►

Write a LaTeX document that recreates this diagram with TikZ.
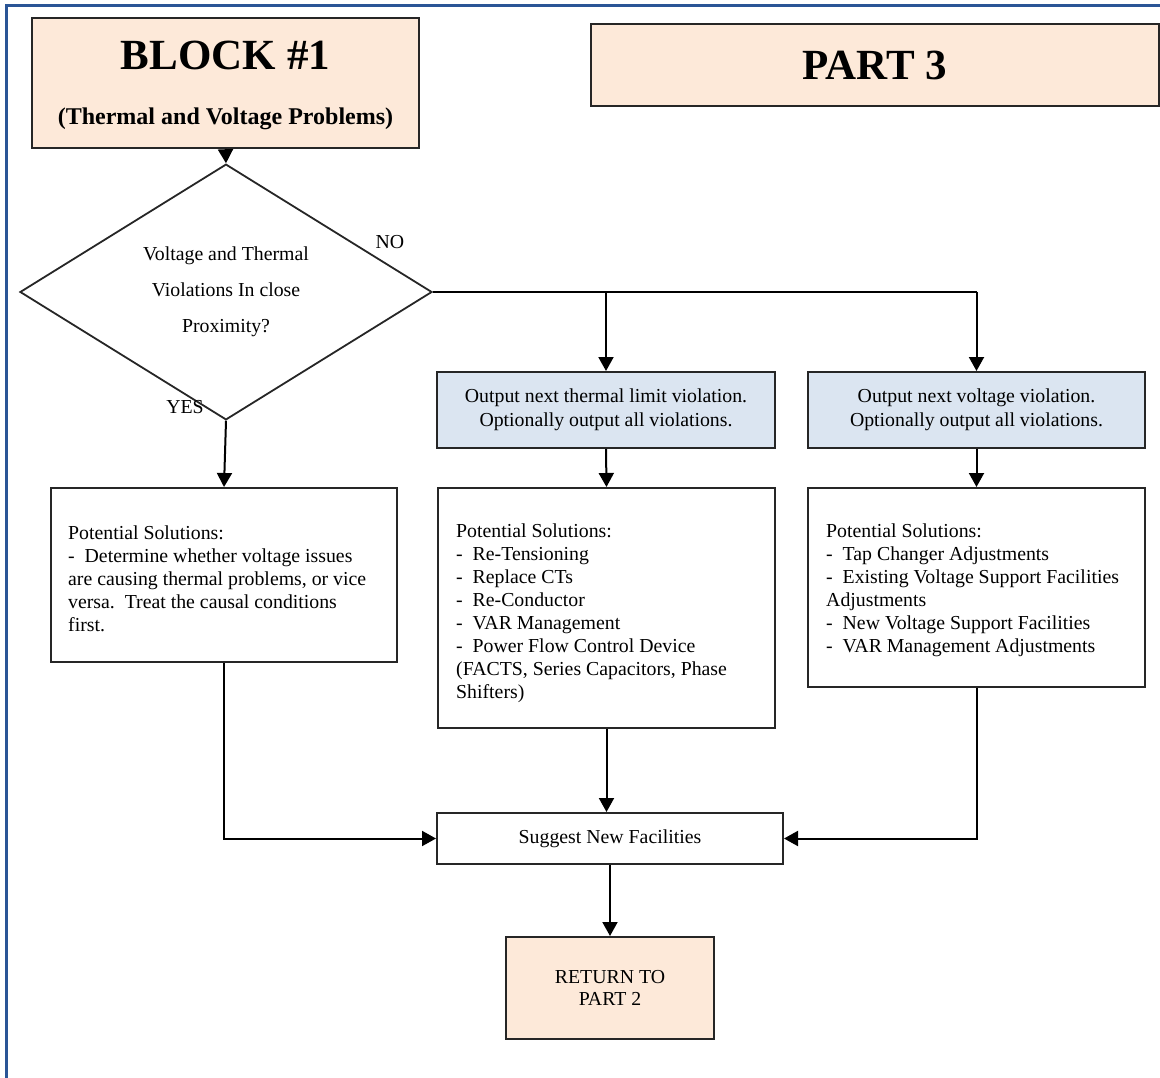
\documentclass[tikz,border=0pt]{standalone}
\usepackage{fontspec}
\setmainfont{Liberation Serif}
\usetikzlibrary{shapes.geometric,arrows.meta}
\definecolor{peach}{HTML}{FDE9D9}
\definecolor{lblue}{HTML}{DBE5F1}
\definecolor{framec}{HTML}{2A5596}
\tikzset{
  box/.style={draw=black!85, line width=2pt, inner sep=0pt, align=center,
    font=\fontsize{19.8}{24}\selectfont},
  soltext/.style={inner sep=0pt, anchor=west, align=left,
    font=\fontsize{19.8}{23}\selectfont},
  lbl/.style={inner sep=0pt, font=\fontsize{19.8}{24}\selectfont},
  conn/.style={line width=2pt, black},
  arr/.style={conn, -{Triangle[length=14pt,width=15pt]}},
}
\begin{document}
\begin{tikzpicture}[x=1pt,y=-1pt]
\useasboundingbox (0,0) rectangle (1160,1078);
\draw[framec, line width=3pt] (6,1080) -- (6,6) -- (1162,6);

% top boxes
\node[box, fill=peach, minimum width=387pt, minimum height=130pt] (block1) at (225.5,83) {};
\node[lbl, anchor=base, font=\fontsize{43}{43}\selectfont\bfseries] (b1t) at (225.5,70) {BLOCK \#1};
\node[lbl, anchor=base, font=\fontsize{24}{24}\selectfont\bfseries] (b1s) at (225.5,125) {(Thermal and Voltage Problems)};
\node[box, fill=peach, minimum width=568pt, minimum height=82pt, font=\fontsize{43}{43}\selectfont\bfseries] (part3) at (875,65) {PART 3};

% decision
\node[diamond, draw=black!85, line width=1.8pt, minimum width=412pt, minimum height=212pt, inner sep=0pt, align=center,
  font=\fontsize{19.8}{36}\selectfont] (dia) at (226,292) {Voltage and Thermal\\Violations In close\\Proximity?};
\node[lbl] (no) at (390,242) {NO};
\node[lbl] (yes) at (185,407) {YES};

% blue boxes
\node[box, fill=lblue, minimum width=338pt, minimum height=76pt] (blue1) at (606,410)
  {Output next thermal limit violation.\\Optionally output all violations.};
\node[box, fill=lblue, minimum width=337pt, minimum height=76pt] (blue2) at (976.5,410)
  {Output next voltage violation.\\Optionally output all violations.};

% solution boxes
\node[box, fill=white, minimum width=346pt, minimum height=174pt] (lbox) at (224,575) {};
\node[soltext] (lboxt) at ([xshift=18pt,yshift=-4pt]lbox.west)
  {Potential Solutions:\\-~~Determine whether voltage issues\\are causing thermal problems, or vice\\versa.~~Treat the causal conditions\\first.};
\node[box, fill=white, minimum width=337pt, minimum height=240pt] (mbox) at (606.5,608) {};
\node[soltext] (mboxt) at ([xshift=19pt,yshift=-5pt]mbox.west)
  {Potential Solutions:\\-~~Re-Tensioning\\-~~Replace CTs\\-~~Re-Conductor\\-~~VAR Management\\-~~Power Flow Control Device\\(FACTS, Series Capacitors, Phase\\Shifters)};
\node[box, fill=white, minimum width=337pt, minimum height=199pt] (rbox) at (976.5,587.5) {};
\node[soltext] (rboxt) at ([xshift=19pt,yshift=-3pt]rbox.west)
  {Potential Solutions:\\-~~Tap Changer Adjustments\\-~~Existing Voltage Support Facilities\\Adjustments\\-~~New Voltage Support Facilities\\-~~VAR Management Adjustments};

% bottom boxes
\node[box, fill=white, minimum width=346pt, minimum height=51pt] (sugg) at (610,838.5) {Suggest New Facilities};
\node[box, fill=peach, minimum width=208pt, minimum height=102pt, font=\fontsize{19.8}{22}\selectfont] (ret) at (610,988) {RETURN TO\\PART 2};

% connectors
\draw[arr] (block1.south) -- (dia.north);
\coordinate (n1) at (blue1.north |- dia.east);
\coordinate (n2) at (blue2.north |- dia.east);
\draw[conn] (dia.east) -- (n2);
\draw[arr] (n1) -- (blue1.north);
\draw[arr] (n2) -- (blue2.north);
\draw[arr] (dia.south) -- (lbox.north);
\draw[arr] (blue1.south) -- (mbox.north);
\draw[arr] (blue2.south) -- (rbox.north);
\draw[arr] (mbox.south) -- (mbox.south |- sugg.north);
\draw[arr] (lbox.south) -- (lbox.south |- sugg.west) -- (sugg.west);
\draw[arr] (rbox.south) -- (rbox.south |- sugg.east) -- (sugg.east);
\draw[arr] (sugg.south) -- (ret.north);
\end{tikzpicture}
\end{document}
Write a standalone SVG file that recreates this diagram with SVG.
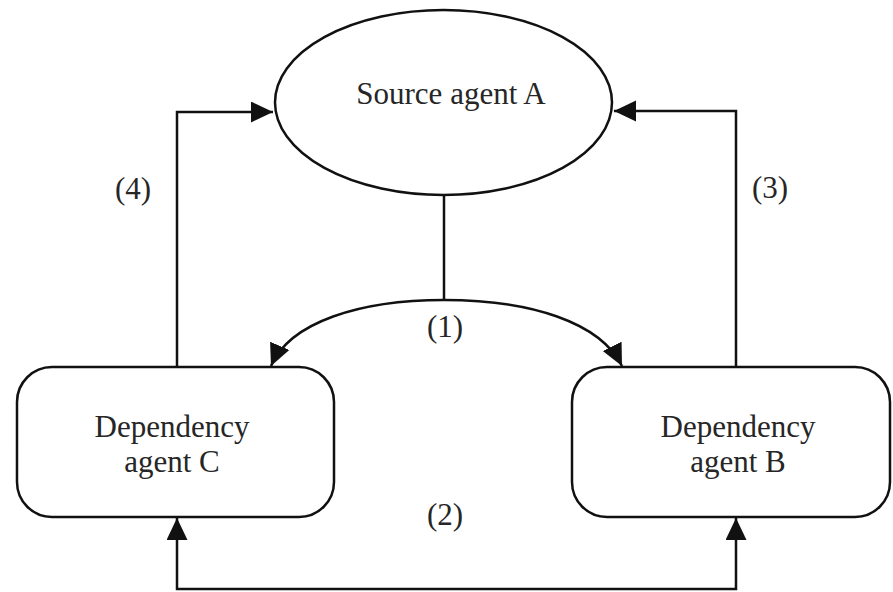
<svg xmlns="http://www.w3.org/2000/svg" width="893" height="592" viewBox="0 0 893 592">
  <style>
    .shape { fill: #ffffff; stroke: #111111; stroke-width: 2.5; }
    .wire { fill: none; stroke: #111111; stroke-width: 2.5; }
    .label { font-family: "Liberation Serif", "Times New Roman", serif; font-size: 31px; fill: #262626; text-anchor: middle; }
  </style>
  <defs>
    <marker id="arrow" markerUnits="userSpaceOnUse" markerWidth="24" markerHeight="22" refX="22" refY="10.5" orient="auto-start-reverse">
      <path d="M0,0 L22,10.5 L0,21 Z" fill="#111111"/>
    </marker>
  </defs>

  <rect width="893" height="592" fill="#ffffff"/>

  <g id="connectors">
    <!-- (1) split from A down to B and C -->
    <path class="wire" d="M444,195 L444,300"/>
    <path class="wire" d="M444,300 C360,300 290,322 271,366" marker-end="url(#arrow)"/>
    <path class="wire" d="M444,300 C530,300 600,322 622,366" marker-end="url(#arrow)"/>
    <!-- (4) C back to A -->
    <path class="wire" d="M177,367 L177,112 L273,112" marker-end="url(#arrow)"/>
    <!-- (3) B back to A -->
    <path class="wire" d="M736,367 L736,111 L614,111" marker-end="url(#arrow)"/>
    <!-- (2) between C and B -->
    <path class="wire" d="M177,518 L177,589 L736,589 L736,518" marker-start="url(#arrow)" marker-end="url(#arrow)"/>
  </g>

  <g id="source-agent-a">
    <ellipse class="shape" cx="443.5" cy="102.5" rx="168.5" ry="92.5"/>
    <text class="label" x="451" y="104">Source agent A</text>
  </g>

  <g id="dependency-agent-c">
    <rect class="shape" x="17" y="367" width="317" height="150" rx="35" ry="35"/>
    <text class="label" x="172" y="437">Dependency</text>
    <text class="label" x="172" y="472">agent C</text>
  </g>

  <g id="dependency-agent-b">
    <rect class="shape" x="572" y="367" width="318" height="150" rx="35" ry="35"/>
    <text class="label" x="738" y="437">Dependency</text>
    <text class="label" x="738" y="472">agent B</text>
  </g>

  <g id="step-labels">
    <text class="label" x="445" y="337">(1)</text>
    <text class="label" x="445" y="525">(2)</text>
    <text class="label" x="770" y="198">(3)</text>
    <text class="label" x="133" y="199">(4)</text>
  </g>
</svg>
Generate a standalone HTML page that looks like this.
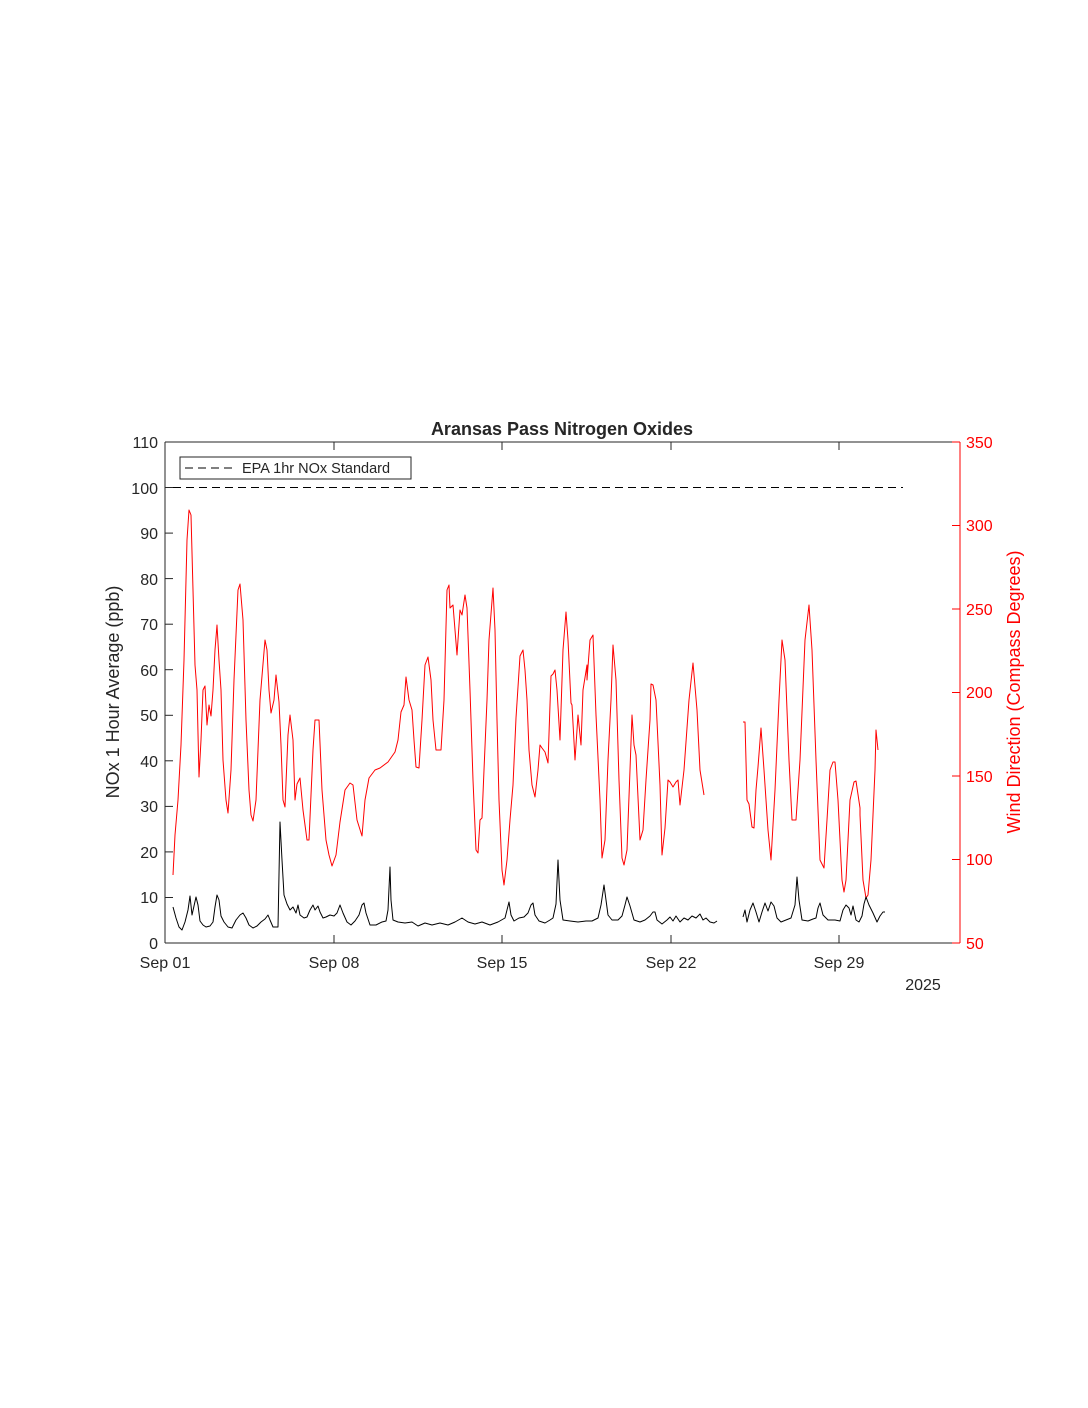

◄

◆ Stated goal
Copy the whole listing above word for word but do not carry over the pictures.

◆ Response to this task
Write a LaTeX document that recreates this diagram with TikZ.
\documentclass[tikz,border=0pt]{standalone}
\usepackage{fontspec}
\setmainfont{Liberation Serif}
\usetikzlibrary{shapes.geometric,arrows.meta}
\definecolor{peach}{HTML}{FDE9D9}
\definecolor{lblue}{HTML}{DBE5F1}
\definecolor{framec}{HTML}{2A5596}
\tikzset{
  box/.style={draw=black!85, line width=2pt, inner sep=0pt, align=center,
    font=\fontsize{19.8}{24}\selectfont},
  soltext/.style={inner sep=0pt, anchor=west, align=left,
    font=\fontsize{19.8}{23}\selectfont},
  lbl/.style={inner sep=0pt, font=\fontsize{19.8}{24}\selectfont},
  conn/.style={line width=2pt, black},
  arr/.style={conn, -{Triangle[length=14pt,width=15pt]}},
}
\begin{document}
\begin{tikzpicture}[x=1pt,y=-1pt]
\useasboundingbox (0,0) rectangle (1160,1078);
\draw[framec, line width=3pt] (6,1080) -- (6,6) -- (1162,6);

% top boxes
\node[box, fill=peach, minimum width=387pt, minimum height=130pt] (block1) at (225.5,83) {};
\node[lbl, anchor=base, font=\fontsize{43}{43}\selectfont\bfseries] (b1t) at (225.5,70) {BLOCK \#1};
\node[lbl, anchor=base, font=\fontsize{24}{24}\selectfont\bfseries] (b1s) at (225.5,125) {(Thermal and Voltage Problems)};
\node[box, fill=peach, minimum width=568pt, minimum height=82pt, font=\fontsize{43}{43}\selectfont\bfseries] (part3) at (875,65) {PART 3};

% decision
\node[diamond, draw=black!85, line width=1.8pt, minimum width=412pt, minimum height=212pt, inner sep=0pt, align=center,
  font=\fontsize{19.8}{36}\selectfont] (dia) at (226,292) {Voltage and Thermal\\Violations In close\\Proximity?};
\node[lbl] (no) at (390,242) {NO};
\node[lbl] (yes) at (185,407) {YES};

% blue boxes
\node[box, fill=lblue, minimum width=338pt, minimum height=76pt] (blue1) at (606,410)
  {Output next thermal limit violation.\\Optionally output all violations.};
\node[box, fill=lblue, minimum width=337pt, minimum height=76pt] (blue2) at (976.5,410)
  {Output next voltage violation.\\Optionally output all violations.};

% solution boxes
\node[box, fill=white, minimum width=346pt, minimum height=174pt] (lbox) at (224,575) {};
\node[soltext] (lboxt) at ([xshift=18pt,yshift=-4pt]lbox.west)
  {Potential Solutions:\\-~~Determine whether voltage issues\\are causing thermal problems, or vice\\versa.~~Treat the causal conditions\\first.};
\node[box, fill=white, minimum width=337pt, minimum height=240pt] (mbox) at (606.5,608) {};
\node[soltext] (mboxt) at ([xshift=19pt,yshift=-5pt]mbox.west)
  {Potential Solutions:\\-~~Re-Tensioning\\-~~Replace CTs\\-~~Re-Conductor\\-~~VAR Management\\-~~Power Flow Control Device\\(FACTS, Series Capacitors, Phase\\Shifters)};
\node[box, fill=white, minimum width=337pt, minimum height=199pt] (rbox) at (976.5,587.5) {};
\node[soltext] (rboxt) at ([xshift=19pt,yshift=-3pt]rbox.west)
  {Potential Solutions:\\-~~Tap Changer Adjustments\\-~~Existing Voltage Support Facilities\\Adjustments\\-~~New Voltage Support Facilities\\-~~VAR Management Adjustments};

% bottom boxes
\node[box, fill=white, minimum width=346pt, minimum height=51pt] (sugg) at (610,838.5) {Suggest New Facilities};
\node[box, fill=peach, minimum width=208pt, minimum height=102pt, font=\fontsize{19.8}{22}\selectfont] (ret) at (610,988) {RETURN TO\\PART 2};

% connectors
\draw[arr] (block1.south) -- (dia.north);
\coordinate (n1) at (blue1.north |- dia.east);
\coordinate (n2) at (blue2.north |- dia.east);
\draw[conn] (dia.east) -- (n2);
\draw[arr] (n1) -- (blue1.north);
\draw[arr] (n2) -- (blue2.north);
\draw[arr] (dia.south) -- (lbox.north);
\draw[arr] (blue1.south) -- (mbox.north);
\draw[arr] (blue2.south) -- (rbox.north);
\draw[arr] (mbox.south) -- (mbox.south |- sugg.north);
\draw[arr] (lbox.south) -- (lbox.south |- sugg.west) -- (sugg.west);
\draw[arr] (rbox.south) -- (rbox.south |- sugg.east) -- (sugg.east);
\draw[arr] (sugg.south) -- (ret.north);
\end{tikzpicture}
\end{document}
Write a standalone SVG file that recreates this diagram with SVG.
<svg xmlns="http://www.w3.org/2000/svg" width="893" height="592" viewBox="0 0 893 592">
  <style>
    .shape { fill: #ffffff; stroke: #111111; stroke-width: 2.5; }
    .wire { fill: none; stroke: #111111; stroke-width: 2.5; }
    .label { font-family: "Liberation Serif", "Times New Roman", serif; font-size: 31px; fill: #262626; text-anchor: middle; }
  </style>
  <defs>
    <marker id="arrow" markerUnits="userSpaceOnUse" markerWidth="24" markerHeight="22" refX="22" refY="10.5" orient="auto-start-reverse">
      <path d="M0,0 L22,10.5 L0,21 Z" fill="#111111"/>
    </marker>
  </defs>

  <rect width="893" height="592" fill="#ffffff"/>

  <g id="connectors">
    <!-- (1) split from A down to B and C -->
    <path class="wire" d="M444,195 L444,300"/>
    <path class="wire" d="M444,300 C360,300 290,322 271,366" marker-end="url(#arrow)"/>
    <path class="wire" d="M444,300 C530,300 600,322 622,366" marker-end="url(#arrow)"/>
    <!-- (4) C back to A -->
    <path class="wire" d="M177,367 L177,112 L273,112" marker-end="url(#arrow)"/>
    <!-- (3) B back to A -->
    <path class="wire" d="M736,367 L736,111 L614,111" marker-end="url(#arrow)"/>
    <!-- (2) between C and B -->
    <path class="wire" d="M177,518 L177,589 L736,589 L736,518" marker-start="url(#arrow)" marker-end="url(#arrow)"/>
  </g>

  <g id="source-agent-a">
    <ellipse class="shape" cx="443.5" cy="102.5" rx="168.5" ry="92.5"/>
    <text class="label" x="451" y="104">Source agent A</text>
  </g>

  <g id="dependency-agent-c">
    <rect class="shape" x="17" y="367" width="317" height="150" rx="35" ry="35"/>
    <text class="label" x="172" y="437">Dependency</text>
    <text class="label" x="172" y="472">agent C</text>
  </g>

  <g id="dependency-agent-b">
    <rect class="shape" x="572" y="367" width="318" height="150" rx="35" ry="35"/>
    <text class="label" x="738" y="437">Dependency</text>
    <text class="label" x="738" y="472">agent B</text>
  </g>

  <g id="step-labels">
    <text class="label" x="445" y="337">(1)</text>
    <text class="label" x="445" y="525">(2)</text>
    <text class="label" x="770" y="198">(3)</text>
    <text class="label" x="133" y="199">(4)</text>
  </g>
</svg>
Generate a standalone HTML page that looks like this.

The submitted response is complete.